5.         Breaking the link between price and quality: In contrast to the competition generated by fixed prices which could be set by universities, a graduate tax would provide little incentive or adequate resource for universities to drive up quality. By moving to a central allocation of resources under state control, it would undermine university autonomy, restricting their ability to invest in the teaching and learning experience in a manner responsive to the needs and wishes of their students. Furthermore, although graduates would make different contributions according to their earnings, this entails a somewhat simplistic approach to pricing the different benefits which graduates secure from their education, which fails to take into account the overall undergraduate experience or overall experience in later life. It therefore perpetuates much of the unfairness of applying the same price to very different modes of education.

6.         Hypothecating tax revenues: There are very few examples of the UK Government ring-fencing future tax revenues for a specific purpose. It is far from clear whether graduate tax revenues could be ring-fenced for investment in higher education. Higher education institutions and future students would be taking a risk that future political leaders would remain committed to higher education.

7.         Repayments from Home/EU students who move abroad: A graduate tax would be almost impossible to levy upon graduates living outside of the UK, adding to the avoidance problem discussed above. Securing these payments is already problematic under the current system, but the obligation and expectation is at least there that graduates will repay their obligations, regardless of future mobility. It would be difficult in the extreme to levy and collect a graduate tax from graduates living and working overseas.

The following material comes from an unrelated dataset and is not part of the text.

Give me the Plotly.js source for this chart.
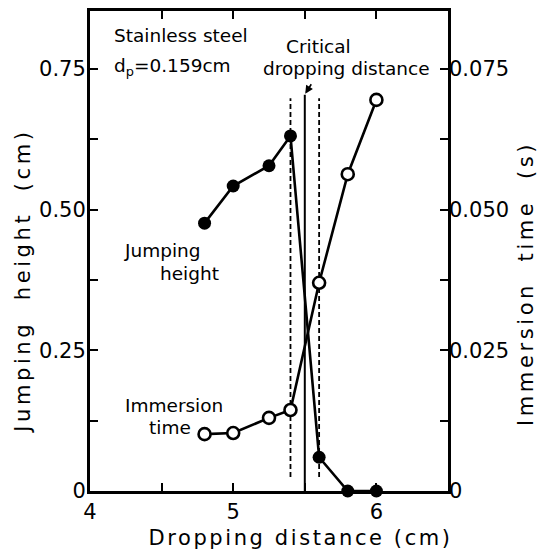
<!DOCTYPE html>
<html>
<head>
<meta charset="utf-8">
<script src="https://cdn.plot.ly/plotly-3.0.1.min.js"></script>
<style>html,body{margin:0;padding:0;background:#fff;}#chart{width:549px;height:553px;}</style>
</head>
<body>
<div id="chart"></div>
<script>
// Data
const dropDistance = [4.8, 5.0, 5.25, 5.4, 5.6, 5.8, 6.0];
const jumpingHeight = [0.476, 0.542, 0.578, 0.631, 0.060, 0.0, 0.0];
const immersionTime = [0.0101, 0.0103, 0.0130, 0.0144, 0.0370, 0.0563, 0.0695];
const dashedX = [5.4, 5.6];
const criticalX = 5.5;
const xTickVals = [4, 5, 6];
const xTickText = ["4", "5", "6"];
const yTickVals = [0, 0.25, 0.5, 0.75];
const yTickText = ["0", "0.25", "0.50", "0.75"];
const y2TickVals = [0, 0.025, 0.05, 0.075];
const y2TickText = ["0", "0.025", "0.050", "0.075"];

const FONT = "DejaVu Sans, Arial, sans-serif";
const nb = "\u00A0";

// plot-area geometry (px) used to place free text
const L = 90, R = 448, T = 11, B = 491;
const px = v => (v - L) / (R - L);
const py = v => (B - v) / (B - T);

const traces = [
  {
    x: dropDistance, y: jumpingHeight, type: "scatter", mode: "lines+markers",
    line: {color: "black", width: 2.6},
    marker: {color: "black", size: 13, symbol: "circle"},
    cliponaxis: false, showlegend: false, name: "Jumping height"
  },
  {
    x: dropDistance, y: immersionTime, type: "scatter", mode: "lines+markers", yaxis: "y2",
    line: {color: "black", width: 2.6},
    marker: {color: "white", size: 12, symbol: "circle", line: {color: "black", width: 2.6}},
    cliponaxis: false, showlegend: false, name: "Immersion time"
  }
];

const shapes = [];
dashedX.forEach(function (xv) {
  shapes.push({type: "line", xref: "x", yref: "y", x0: xv, x1: xv, y0: 0.025, y1: 0.698,
    line: {color: "black", width: 1.8, dash: "5px,3px"}, layer: "below"});
});
shapes.push({type: "line", xref: "x", yref: "y", x0: criticalX, x1: criticalX, y0: 0, y1: 0.704,
  line: {color: "black", width: 2}, layer: "below"});

const annFont = {family: FONT, size: 18.5, color: "black"};
const titleFont = {family: FONT, size: 21, color: "black"};

const annotations = [
  {xref: "paper", yref: "paper", x: px(112), y: py(35), xanchor: "left", yanchor: "middle",
    text: "Stainless steel", showarrow: false, font: annFont},
  {xref: "paper", yref: "paper", x: px(112), y: py(67), xanchor: "left", yanchor: "middle",
    text: "d<sub>p</sub>=0.159cm", showarrow: false, font: annFont},
  {xref: "paper", yref: "paper", x: px(318), y: py(47), xanchor: "center", yanchor: "middle",
    text: "Critical", showarrow: false, font: annFont},
  {xref: "paper", yref: "paper", x: px(432), y: py(68), xanchor: "right", yanchor: "middle",
    text: "dropping distance", showarrow: false, font: annFont},
  {xref: "x", yref: "y", x: criticalX + 0.003, y: 0.706, ax: 7, ay: -11, text: "",
    showarrow: true, arrowhead: 2, arrowsize: 1, arrowwidth: 1.6, arrowcolor: "black"},
  {xref: "paper", yref: "paper", x: px(122), y: py(250), xanchor: "left", yanchor: "middle",
    text: "Jumping", showarrow: false, font: annFont},
  {xref: "paper", yref: "paper", x: px(158), y: py(273), xanchor: "left", yanchor: "middle",
    text: "height", showarrow: false, font: annFont},
  {xref: "paper", yref: "paper", x: px(123), y: py(405), xanchor: "left", yanchor: "middle",
    text: "Immersion", showarrow: false, font: annFont},
  {xref: "paper", yref: "paper", x: px(147), y: py(427), xanchor: "left", yanchor: "middle",
    text: "time", showarrow: false, font: annFont},
  {xref: "paper", yref: "paper", x: px(23), y: py(281), xanchor: "center", yanchor: "middle",
    textangle: -90, text: "Jumping" + nb + nb + "height" + nb + nb + "(cm)", showarrow: false, font: titleFont,
    name: "ytitle"},
  {xref: "paper", yref: "paper", x: px(526), y: py(284), xanchor: "center", yanchor: "middle",
    textangle: -90, text: "Immersion" + nb + nb + "time" + nb + nb + "(s)", showarrow: false, font: titleFont,
    name: "y2title"},
  {xref: "paper", yref: "paper", x: px(300), y: py(538), xanchor: "center", yanchor: "middle",
    text: "Dropping" + nb + "distance" + nb + "(cm)", showarrow: false, font: titleFont,
    name: "xtitle"}
];

const layout = {
  width: 549, height: 553,
  margin: {l: L, r: 549 - R, t: T, b: 553 - B, pad: 0},
  paper_bgcolor: "white", plot_bgcolor: "white",
  font: {family: FONT, size: 21, color: "black"},
  showlegend: false,
  xaxis: {
    range: [4, 6.5], tickvals: xTickVals, ticktext: xTickText,
    ticks: "inside", ticklen: 8, tickwidth: 2.2, tickcolor: "black",
    minor: {dtick: 0.5, tick0: 4, ticks: "inside", ticklen: 8, tickwidth: 2.2, tickcolor: "black"},
    showline: true, linewidth: 3, linecolor: "black", mirror: "ticks",
    showgrid: false, zeroline: false, tickfont: {family: FONT, size: 21}
  },
  yaxis: {
    range: [0, 0.853], tickvals: yTickVals, ticktext: yTickText,
    ticks: "inside", ticklen: 8, tickwidth: 2.2, tickcolor: "black",
    minor: {dtick: 0.125, tick0: 0, ticks: "inside", ticklen: 8, tickwidth: 2.2, tickcolor: "black"},
    showline: true, linewidth: 3, linecolor: "black", mirror: "ticks",
    showgrid: false, zeroline: false, tickfont: {family: FONT, size: 21},
    ticklabelstandoff: -3
  },
  yaxis2: {
    range: [0, 0.0853], tickvals: y2TickVals, ticktext: y2TickText,
    overlaying: "y", side: "right", ticks: "", showline: false,
    showgrid: false, zeroline: false, tickfont: {family: FONT, size: 21}
  },
  shapes: shapes,
  annotations: annotations
};

Plotly.newPlot("chart", traces, layout, {staticPlot: true, displayModeBar: false}).then(function (gd) {
  // widen the letter spacing of the axis titles, as in the reference lettering
  const spacing = {"xtitle": "2.6px", "ytitle": "3.6px", "y2title": "3.6px"};
  const texts = gd.querySelectorAll(".annotation .annotation-text");
  texts.forEach(function (t) {
    const s = t.textContent;
    if (s.indexOf("Dropping") === 0) t.style.letterSpacing = spacing.xtitle;
    else if (s.indexOf("Jumping" + nb) === 0) t.style.letterSpacing = spacing.ytitle;
    else if (s.indexOf("Immersion" + nb) === 0) t.style.letterSpacing = spacing.y2title;
  });
});
</script>
</body>
</html>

8.         Problems of definition:  It can be problematic even to define what is meant by ‘a graduate’.   The term could include people with a achieving a range of higher education qualifications, obtained on a part-time or full-time basis, over anything from one year to 5 years, or even longer.

9.         Non-completion: A related problem is that of determining the level of contribution made by people who do not complete their course of study, or who fail to achieve a qualification at the end of it. It might be possible to determine a graduate’s liability based on credits completed, rather than whether or not they complete a standard 3-year degree (the NUS have proposed a system of this nature). However, careful consideration would need to be given to the design of such a system to ensure that those who attend university, regardless of whether they complete their study intention, or achieve a given number of credits, incur a liability which is commensurate with the resources that have been expended upon them during their time in higher education.   

10.        High up-front cost: Raising investment in universities through a graduate tax would require a major up-front investment by Government which it would be unable to recover. The only alternative would be many years of under-investment in universities until the graduate tax revenue becomes available. Unlike a clearly defined obligation, or ‘loan’, the Government would not be able to offset current expenditure against the loan book, so any up-front expenditure would have to be raised through adding to the level of public borrowing. In addition, the Government would not be able to raise cash to support these costs through the sale of graduate obligations. A large increase in up-front, non-recoverable spending on higher education is unlikely in the current economic climate.

11.        Low earners: Most graduate tax systems offers little or no benefit for low-earning graduates in comparison with the current system, particularly if maintenance support is taken into account.  So while many argue in favour of graduate taxes on the basis that they want to protect the low earners, in fact they will probably pay more in these schemes than in many fees and loans regimes. It is also important to note that, although the higher education sector would receive the same amount of income from the graduate tax proposed by the NUS as from raising tuition fees to £5,000, under the NUS plans graduates would foot the entire bill. In the current system, the Government writes off the outstanding obligations of lower earners after a fixed period, meaning that taxpayers share some of the cost of tuition fees. In effect, the NUS proposals transfer most of the cost of these subsidies for lower earners onto moderately high-earning graduates, rather than the Government.

12.        The disadvantages outlined above help explain why no other country in the world has yet implemented this system of graduate repayments.  By contrast, systems of fees and loans (with or without government subsidy) are prevalent in many countries.